Classification allows you to assign unknown samples to different groups. The classic example of KNN classification is the study by Golub et al., where leukemia samples were classified into two groups. In general classification consists of several steps:

  1. Using a set of known samples (training set), build a classifier i.e. a set of genes which best differentiate between two (or more) groups.
  2. Test the performance of the classifier by using a separate test set of known samples, or by cross-validation. In cross-validation one sample is removed from the training set and the performance of the classifier is tested with that sample. This is repeated for all the samples.
  3. Use the classifier to predict the group for new, unknown samples.

Chipster's KNN-classification allows you to do steps 2 and 3. For selecting the group of genes to be used (step 1), please run a statistical test (e.g. two-group test) on your training set before this tool.



For running the KNN-classification tool, you need to add a column called "training" in the phenodata file. This column is used for indicating which samples belong to the training set (code them with 1) and which samples belong to a separate test set or need to be classified (code them with 2).

If you want to validate the classifier with a test set or classify new samples, set the validation type parameter to "predict". You can also define how many nearest neighbors are used in the classification. Results depend heavily on this number, and it is best to try several different settings. It is also possible to modify the number of votes needed to give a classification for a sample. If the number of samples voting for a certain group is larger than this parameter, the sample is assigned to that group.

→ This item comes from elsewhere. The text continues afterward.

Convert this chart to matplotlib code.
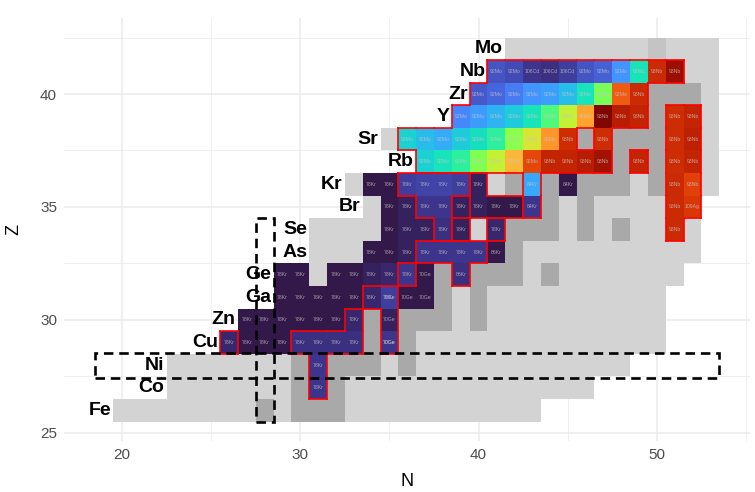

When classifying new samples, you can proceed the following way:

  1. Import the raw data files for all the samples (training set and the ones to be classified) to Chipster.
  2. Normalize the samples of the training set together and run filtering and a statistical test for them.
  3. Transform the resulting data file to a list of identifiers by removing the data columns: Run the tool Utilities / Delete columns with following parameters: column1: chip.microarray001.cel, column2: FC, deletion.type: between.
  4. Go back to the raw data and normalize now all the samples together. In the phenodata, mark the samples to be classified with 0 in the group column and 2 in the training column (the training samples are marked according to their group in the group column and with 1 in the training column).
  5. Select the normalized whole data and the identifier list and use the Venn diagram visualization to create a new data set which contains expression data for the listed genes.
  6. Run the KNN-classification tool for the new data set so that you set the validation type parameter to "predict".
Your workflow view should look like this:


A file listing all the samples, their known and their predicted classes.